A change in the lipoprotein profile is a metabolic hallmark of aging and has been the target for modern medical developments. Although pharmaceutical interventions aimed at lipid lowering substantially decrease the risk of cardiovascular disease, they have much less impact on mortality and longevity. Moreover, they have not affected death from other age-related diseases.
In this review we focus on high density lipoprotein (HDL) cholesterol, the levels of which are either elevated or do not decrease as would be expected with aging in centenarians, and which are associated with lower prevalence of numerous age-related diseases; thereby, suggesting a potential HDL-mediated mechanism for extended survival. We also provide an update on the progress of identifying longevity-mediating lipid genes, describe approaches to discover longevity genes, and discuss possible limitations. Implicating lipid genes in exceptional longevity may lead to drug therapies that prevent several age-related diseases, with such efforts already on the way.

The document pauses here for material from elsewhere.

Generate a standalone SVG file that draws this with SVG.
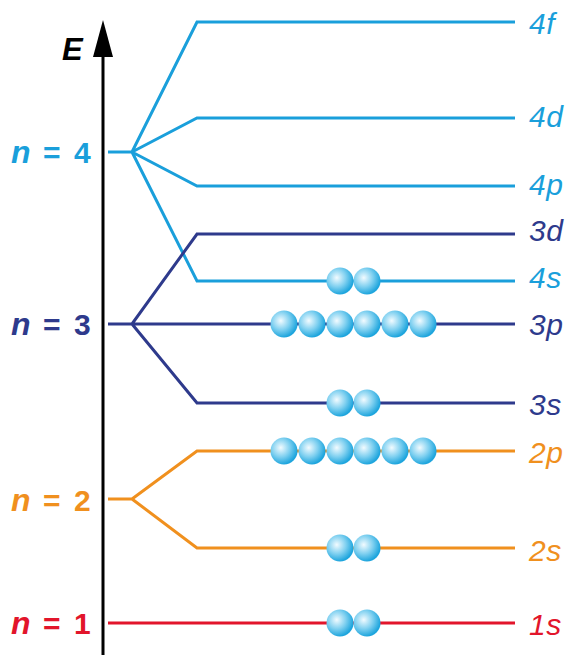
<svg xmlns="http://www.w3.org/2000/svg" width="572" height="655" viewBox="0 0 572 655">
<style>
.lv{fill:none;stroke-width:3;stroke-linejoin:miter}
.c4{stroke:#1a9fdb}.c3{stroke:#2e3a8c}.c2{stroke:#f0901e}.c1{stroke:#e2152b}
.t4{fill:#1a9fdb}.t3{fill:#2e3a8c}.t2{fill:#f0901e}.t1{fill:#e2152b}
.lab{font-family:"Liberation Sans",Arial,sans-serif;font-size:30px;font-style:italic;letter-spacing:0.5px}
.n{font-family:"Liberation Sans",Arial,sans-serif;font-size:30px;font-weight:bold}
.i{font-style:italic;font-size:32px}
</style>
<defs>
<radialGradient id="eg" cx="0.38" cy="0.38" r="0.62">
<stop offset="0" stop-color="#f2fbff"/>
<stop offset="0.55" stop-color="#7fd0f0"/>
<stop offset="1" stop-color="#1ea5dd"/>
</radialGradient>
</defs>
<g id="axis">
<line x1="103" y1="655" x2="103" y2="52" stroke="#000" stroke-width="3"/>
<polygon points="103,20 93,57 113,57" fill="#000"/>
<text x="62" y="60" font-family="Liberation Sans,Arial,sans-serif" font-size="31" font-weight="bold" font-style="italic">E</text>
</g>
<g id="connectors">
<path class="lv c4" d="M108,152H132L197,22H515M132,152L197,118H515M132,152L197,186H515M132,152L197,281H515"/>
<path class="lv c3" d="M108,324H132L197,234H515M132,324H515M132,324L197,403H515"/>
<path class="lv c2" d="M108,499H132L197,451H515M132,499L197,548H515"/>
<path class="lv c1" d="M108,623H515"/>
</g>
<g id="n4"><text class="n t4" y="163"><tspan class="i" x="11">n</tspan><tspan x="43">=</tspan><tspan x="74">4</tspan></text></g>
<g id="n3"><text class="n t3" y="335"><tspan class="i" x="11">n</tspan><tspan x="43">=</tspan><tspan x="74">3</tspan></text></g>
<g id="n2"><text class="n t2" y="511"><tspan class="i" x="11">n</tspan><tspan x="43">=</tspan><tspan x="74">2</tspan></text></g>
<g id="n1"><text class="n t1" y="634"><tspan class="i" x="11">n</tspan><tspan x="43">=</tspan><tspan x="74">1</tspan></text></g>
<g id="labels" class="lab">
<text class="t4" x="529" y="34">4f</text>
<text class="t4" x="529" y="127">4d</text>
<text class="t4" x="529" y="195">4p</text>
<text class="t3" x="529" y="241">3d</text>
<text class="t4" x="529" y="288">4s</text>
<text class="t3" x="529" y="335">3p</text>
<text class="t3" x="529" y="415">3s</text>
<text class="t2" x="529" y="463">2p</text>
<text class="t2" x="529" y="561">2s</text>
<text class="t1" x="529" y="635">1s</text>
</g>
<g id="electrons" fill="url(#eg)">
<circle cx="340" cy="281" r="13.5"/><circle cx="367" cy="281" r="13.5"/>
<circle cx="284" cy="324" r="13.5"/><circle cx="312" cy="324" r="13.5"/><circle cx="340" cy="324" r="13.5"/><circle cx="367" cy="324" r="13.5"/><circle cx="395" cy="324" r="13.5"/><circle cx="423" cy="324" r="13.5"/>
<circle cx="340" cy="403" r="13.5"/><circle cx="367" cy="403" r="13.5"/>
<circle cx="284" cy="451" r="13.5"/><circle cx="312" cy="451" r="13.5"/><circle cx="340" cy="451" r="13.5"/><circle cx="367" cy="451" r="13.5"/><circle cx="395" cy="451" r="13.5"/><circle cx="423" cy="451" r="13.5"/>
<circle cx="340" cy="548" r="13.5"/><circle cx="367" cy="548" r="13.5"/>
<circle cx="340" cy="623" r="13.5"/><circle cx="367" cy="623" r="13.5"/>
</g>
</svg>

It has to be said, however, that some areas of research are close enough to the development of actual rejuvenation treatments - those addressing at least some of the root cause damage of aging rather than downstream consequences - that even the scientific mainstream is coming around to the idea. The impact of cellular senescence on aging is one such field, as several obvious and existing applications of medical technology may aid in removal of the senescent cells that accumulate with age, and early work in mice confirms that such treatments should prove helpful:
Cellular senescence is the state of permanent inhibition of cell proliferation. There is mounting evidence that senescent cells contribute to ageing and age-related disease by generating a low grade inflammation state (senescence-associated secretory phenotype-SASP). Even though cellular senescence is a barrier for cancer it can, paradoxically, stimulate development of cancer via proinflammatory cytokines. There is evidence that senescent vascular cells, both endothelial and smooth muscle cells, participate in atherosclerosis and senescent preadipocytes and adipocytes have been shown to lead to insulin resistance.
Thus, modulation of cellular senescence is considered as a potential pro-longevity strategy. It can be achieved in several ways like: elimination of selected senescent cells, epigenetic reprogramming of senescent cells, preventing cellular senescence or influencing the secretory phenotype. Some pharmacological interventions have already been shown to have promising activity in this field.